To push your current branch to a new branch in the remote repository:

git push origin [new-remote-branch]

Note: Again this assumes the remote you wish to push to is the origin.



To list all locally existing tags use the tag command.

git tag

To search through tag use the following command (* can be used as a wildcard character):

git tag -l 'tagname'


A new tag can be created by entering git tag [name]. For example:

git tag 1.4.9


To publish or share a tag user git push origin [name]. For example:

git push origin 1.4.9

Using submodules

Starting with FluxBB 2.0, we are now using submodules for managing various components of FluxBB. Submodules are a less commonly used feature of Git, and in some cases support for them is not as mature as other operations.

Submodules have the advantage of keeping the component in it's own repository, but storing a link to the remote repository and a note of the commit ID which is to be included.

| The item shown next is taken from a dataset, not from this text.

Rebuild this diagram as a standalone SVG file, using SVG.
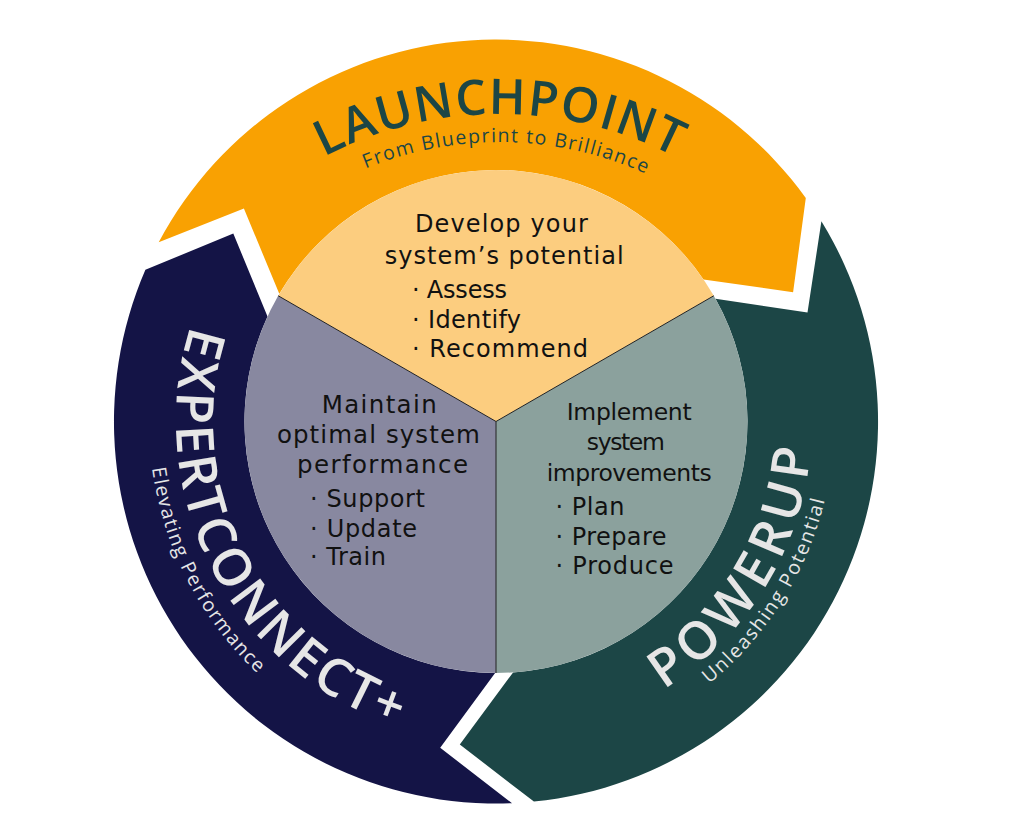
<svg xmlns="http://www.w3.org/2000/svg" width="1024" height="824" viewBox="0 0 1024 824">
<defs>
<style>
.t{font-family:'DejaVu Sans','Open Sans',sans-serif;fill:#111;font-size:24px}
.m{text-anchor:middle}
.s23{font-size:23.5px}
.s25{font-size:24.5px}
.ttl{font-family:'Open Sans','DejaVu Sans',sans-serif;font-weight:600;font-size:49px;text-anchor:middle}
.big{font-size:52px}
.sub{font-family:'Open Sans','DejaVu Sans',sans-serif;font-weight:400;font-size:19.5px;text-anchor:middle}
.dark{fill:#1C4646}
.light{fill:#E6E6E6}
.div{stroke:#222;stroke-width:1;fill:none}
</style>
<path id="pL" d="M 118.5 495 A 381 381 0 0 1 880.5 495"/>
<path id="pLs" d="M 146.5 495 A 353 353 0 0 1 852.5 495"/>
<path id="pE" d="M 496 101.5 A 320 320 0 0 0 496 741.5"/>
<path id="pEs" d="M 496 74.5 A 347 347 0 0 0 496 768.5"/>
<path id="pP" d="M 496 737.5 A 316 316 0 0 0 496 105.5"/>
<path id="pPs" d="M 496 759.5 A 338 338 0 0 0 496 83.5"/>
</defs>
<rect width="1024" height="824" fill="#fff"/>

<g id="ring-launchpoint">
<path fill="#F9A102" d="M 158.7 242.2 A 382 382 0 0 1 805.8 198.0 L 793.1 292.3 L 703.5 279.4 A 251.5 251.5 0 0 0 279.3 293.85 L 243.9 208.5 Z"/>
<text class="ttl dark"><textPath href="#pL" startOffset="50%" textLength="365" lengthAdjust="spacing">LAUNCHPOINT</textPath></text>
<text class="sub dark"><textPath href="#pLs" startOffset="560.7" textLength="288" lengthAdjust="spacing">From Blueprint to Brilliance</textPath></text>
</g>

<g id="ring-powerup">
<path fill="#1C4646" d="M 821.4 221.3 A 382 382 0 0 1 533.9 801.6 L 459.8 744.5 L 513.1 672.4 A 251.5 251.5 0 0 0 715.5 298.8 L 807.5 312.4 Z"/>
<text class="ttl big light"><textPath href="#pP" startOffset="322.6" textLength="292" lengthAdjust="spacing">POWERUP</textPath></text>
<text class="sub light"><textPath href="#pPs" startOffset="340.7" textLength="221" lengthAdjust="spacing">Unleashing Potential</textPath></text>
</g>

<g id="ring-expertconnect">
<path fill="#141446" d="M 512.0 803.2 A 382 382 0 0 1 145.4 269.8 L 233.3 233.5 L 267.5 316.4 A 251.5 251.5 0 0 0 495.1 673.0 L 440.2 747.8 Z"/>
<text class="ttl big light"><textPath href="#pE" startOffset="654.8" textLength="500" lengthAdjust="spacing">EXPERTCONNECT+</textPath></text>
<text class="sub light"><textPath href="#pEs" startOffset="709.2" textLength="235" lengthAdjust="spacing">Elevating Performance</textPath></text>
</g>

<g id="sector-develop">
<path fill="#FCCD7F" d="M 496 421.5 L 278.2 295.75 A 251.5 251.5 0 0 1 713.8 295.75 Z"/>
<text class="t m" x="501.4" y="232" textLength="173" lengthAdjust="spacing">Develop your</text>
<text class="t m" x="504.2" y="263.5" textLength="239" lengthAdjust="spacing">system’s potential</text>
<text class="t" x="412" y="298" textLength="95" lengthAdjust="spacing">· Assess</text>
<text class="t" x="412" y="327.5" textLength="109" lengthAdjust="spacing">· Identify</text>
<text class="t" x="412" y="357" textLength="176" lengthAdjust="spacing">· Recommend</text>
</g>

<g id="sector-implement">
<path fill="#8BA19D" d="M 496 421.5 L 713.8 295.75 A 251.5 251.5 0 0 1 496 673 Z"/>
<text class="t s23 m" x="629.2" y="419.5" textLength="125" lengthAdjust="spacing">Implement</text>
<text class="t s23 m" x="625.8" y="449.5" textLength="78" lengthAdjust="spacing">system</text>
<text class="t s23 m" x="629.2" y="481" textLength="165" lengthAdjust="spacing">improvements</text>
<text class="t" x="555.5" y="515" textLength="69" lengthAdjust="spacing">· Plan</text>
<text class="t" x="555.5" y="544.5" textLength="111" lengthAdjust="spacing">· Prepare</text>
<text class="t" x="555.5" y="573.5" textLength="118" lengthAdjust="spacing">· Produce</text>
</g>

<g id="sector-maintain">
<path fill="#8888A0" d="M 496 421.5 L 496 673 A 251.5 251.5 0 0 1 278.2 295.75 Z"/>
<text class="t s25 m" x="379.2" y="412.7" textLength="115" lengthAdjust="spacing">Maintain</text>
<text class="t s25 m" x="378.4" y="442.5" textLength="203" lengthAdjust="spacing">optimal system</text>
<text class="t s25 m" x="382.5" y="473" textLength="171" lengthAdjust="spacing">performance</text>
<text class="t" x="310" y="507" textLength="115" lengthAdjust="spacing">· Support</text>
<text class="t" x="310" y="536.8" textLength="107" lengthAdjust="spacing">· Update</text>
<text class="t" x="310" y="565.4" textLength="76" lengthAdjust="spacing">· Train</text>
</g>

<g id="connectors">
<line class="div" x1="496" y1="421.5" x2="278.2" y2="295.75"/>
<line class="div" x1="496" y1="421.5" x2="713.8" y2="295.75"/>
<line class="div" x1="496" y1="421.5" x2="496" y2="673"/>
</g>
</svg>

The use of git submodules means cloning the FluxBB repository is now a 2 step process - first pulling the core files, then second updating the included submodules.

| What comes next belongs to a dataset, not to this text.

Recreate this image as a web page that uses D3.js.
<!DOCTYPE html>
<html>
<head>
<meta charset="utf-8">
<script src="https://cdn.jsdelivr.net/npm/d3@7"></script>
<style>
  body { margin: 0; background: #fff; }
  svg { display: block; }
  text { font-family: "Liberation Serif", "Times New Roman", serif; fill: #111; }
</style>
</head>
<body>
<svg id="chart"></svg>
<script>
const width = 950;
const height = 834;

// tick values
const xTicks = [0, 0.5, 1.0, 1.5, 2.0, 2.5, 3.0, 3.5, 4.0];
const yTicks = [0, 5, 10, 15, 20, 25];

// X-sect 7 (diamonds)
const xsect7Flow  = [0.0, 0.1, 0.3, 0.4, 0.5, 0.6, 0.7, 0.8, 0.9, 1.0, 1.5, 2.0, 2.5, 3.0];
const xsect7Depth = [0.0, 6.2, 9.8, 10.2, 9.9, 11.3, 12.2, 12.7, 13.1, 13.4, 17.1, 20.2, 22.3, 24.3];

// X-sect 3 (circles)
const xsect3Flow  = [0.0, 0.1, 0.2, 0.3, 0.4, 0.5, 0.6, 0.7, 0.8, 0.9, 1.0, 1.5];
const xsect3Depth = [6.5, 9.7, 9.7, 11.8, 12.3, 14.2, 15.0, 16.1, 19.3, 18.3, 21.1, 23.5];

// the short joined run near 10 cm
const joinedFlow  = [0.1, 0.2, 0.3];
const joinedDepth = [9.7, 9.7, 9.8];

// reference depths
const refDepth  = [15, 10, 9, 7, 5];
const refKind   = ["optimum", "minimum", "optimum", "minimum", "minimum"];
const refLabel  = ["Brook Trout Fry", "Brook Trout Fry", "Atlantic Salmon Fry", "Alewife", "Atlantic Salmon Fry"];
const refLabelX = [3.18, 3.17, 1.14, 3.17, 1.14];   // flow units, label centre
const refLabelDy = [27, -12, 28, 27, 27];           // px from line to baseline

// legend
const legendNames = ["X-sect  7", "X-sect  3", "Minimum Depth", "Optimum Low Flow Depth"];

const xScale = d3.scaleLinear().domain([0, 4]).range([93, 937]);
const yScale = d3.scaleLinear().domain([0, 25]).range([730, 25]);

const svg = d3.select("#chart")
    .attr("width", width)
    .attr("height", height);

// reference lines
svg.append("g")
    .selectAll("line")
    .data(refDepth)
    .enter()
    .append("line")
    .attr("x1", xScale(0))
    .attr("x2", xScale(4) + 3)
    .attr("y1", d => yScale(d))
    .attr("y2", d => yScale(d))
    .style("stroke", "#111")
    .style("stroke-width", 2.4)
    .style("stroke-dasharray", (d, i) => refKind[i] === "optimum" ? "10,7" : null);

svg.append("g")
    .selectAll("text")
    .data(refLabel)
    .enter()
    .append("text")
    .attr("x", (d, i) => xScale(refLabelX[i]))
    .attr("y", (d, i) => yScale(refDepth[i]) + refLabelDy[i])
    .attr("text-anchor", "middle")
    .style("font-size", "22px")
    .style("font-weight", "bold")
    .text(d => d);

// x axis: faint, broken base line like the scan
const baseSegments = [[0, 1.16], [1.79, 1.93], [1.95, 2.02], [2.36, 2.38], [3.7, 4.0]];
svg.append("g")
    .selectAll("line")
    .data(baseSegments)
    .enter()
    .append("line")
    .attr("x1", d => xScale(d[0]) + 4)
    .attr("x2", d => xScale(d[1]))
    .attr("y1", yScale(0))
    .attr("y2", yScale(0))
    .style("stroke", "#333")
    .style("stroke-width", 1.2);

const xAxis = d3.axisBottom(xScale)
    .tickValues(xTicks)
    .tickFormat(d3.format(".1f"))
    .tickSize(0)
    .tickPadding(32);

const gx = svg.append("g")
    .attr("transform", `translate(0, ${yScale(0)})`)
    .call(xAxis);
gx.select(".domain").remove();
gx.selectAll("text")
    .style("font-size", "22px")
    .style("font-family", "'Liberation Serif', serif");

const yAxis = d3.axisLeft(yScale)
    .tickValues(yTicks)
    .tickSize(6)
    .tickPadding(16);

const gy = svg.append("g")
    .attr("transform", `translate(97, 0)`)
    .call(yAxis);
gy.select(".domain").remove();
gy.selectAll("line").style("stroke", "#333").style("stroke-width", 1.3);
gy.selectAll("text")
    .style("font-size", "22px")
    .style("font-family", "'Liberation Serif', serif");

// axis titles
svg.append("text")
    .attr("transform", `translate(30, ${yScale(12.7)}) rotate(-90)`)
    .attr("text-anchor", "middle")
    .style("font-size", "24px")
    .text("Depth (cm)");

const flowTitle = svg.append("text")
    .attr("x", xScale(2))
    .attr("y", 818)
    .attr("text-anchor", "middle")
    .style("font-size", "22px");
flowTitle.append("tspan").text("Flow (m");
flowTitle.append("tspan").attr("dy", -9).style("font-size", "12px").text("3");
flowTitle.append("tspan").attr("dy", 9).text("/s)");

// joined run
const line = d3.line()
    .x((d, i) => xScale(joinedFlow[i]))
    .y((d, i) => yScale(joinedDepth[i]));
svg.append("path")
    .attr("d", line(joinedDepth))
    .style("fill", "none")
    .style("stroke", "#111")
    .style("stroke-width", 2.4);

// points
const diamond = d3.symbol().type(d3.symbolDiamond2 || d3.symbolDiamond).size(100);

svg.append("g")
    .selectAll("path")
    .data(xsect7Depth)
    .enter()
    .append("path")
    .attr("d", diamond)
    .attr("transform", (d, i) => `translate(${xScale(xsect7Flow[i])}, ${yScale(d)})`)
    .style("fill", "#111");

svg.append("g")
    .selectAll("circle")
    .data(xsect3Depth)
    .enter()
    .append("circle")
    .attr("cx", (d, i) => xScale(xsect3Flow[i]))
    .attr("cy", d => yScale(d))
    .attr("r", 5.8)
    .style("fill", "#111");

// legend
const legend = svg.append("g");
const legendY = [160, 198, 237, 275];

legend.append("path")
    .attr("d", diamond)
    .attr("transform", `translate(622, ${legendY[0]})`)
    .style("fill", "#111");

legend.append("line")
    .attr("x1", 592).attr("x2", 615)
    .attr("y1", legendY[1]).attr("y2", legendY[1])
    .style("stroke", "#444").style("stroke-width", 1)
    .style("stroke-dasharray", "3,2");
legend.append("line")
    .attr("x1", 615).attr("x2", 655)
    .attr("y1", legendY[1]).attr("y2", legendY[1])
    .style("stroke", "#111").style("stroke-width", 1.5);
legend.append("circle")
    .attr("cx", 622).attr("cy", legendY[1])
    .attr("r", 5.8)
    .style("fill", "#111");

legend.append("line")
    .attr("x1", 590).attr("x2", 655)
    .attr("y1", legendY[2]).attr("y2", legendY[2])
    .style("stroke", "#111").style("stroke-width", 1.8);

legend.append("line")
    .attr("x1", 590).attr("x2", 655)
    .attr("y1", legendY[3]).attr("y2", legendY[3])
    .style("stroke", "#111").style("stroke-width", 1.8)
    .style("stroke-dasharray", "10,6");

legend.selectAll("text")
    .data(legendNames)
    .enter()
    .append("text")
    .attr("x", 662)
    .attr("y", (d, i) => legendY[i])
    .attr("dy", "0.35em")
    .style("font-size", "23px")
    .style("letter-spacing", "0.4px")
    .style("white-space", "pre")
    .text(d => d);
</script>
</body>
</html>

After checking out the fluxbb-2.0 branch you will need to tell Git to pull in the appropriate submodules, using:

git submodule update --init

For developers working on these submodules, I realise this is something new to learn - sorry! You will find it creates a new git repository for each submodule, within your main git repository. Changes can be made within these, though you will notice the origin URL is using git:// and hence is read-only. You will probably need to set a new remote URL yourself if you wish to push to these (if we used ssh by default then non-developers wouldn't be able to clone).

For example:

cd modules/utf8
git remote set-url origin

IMPORTANT: When using submodules it is important to remember to commit/push changes to the submodule before updating the main repository. If you don't then the main repository ends up with a reference to a non-existing commit in the submodule, and anyone else pulling the main repository will fail to checkout the submodule correctly.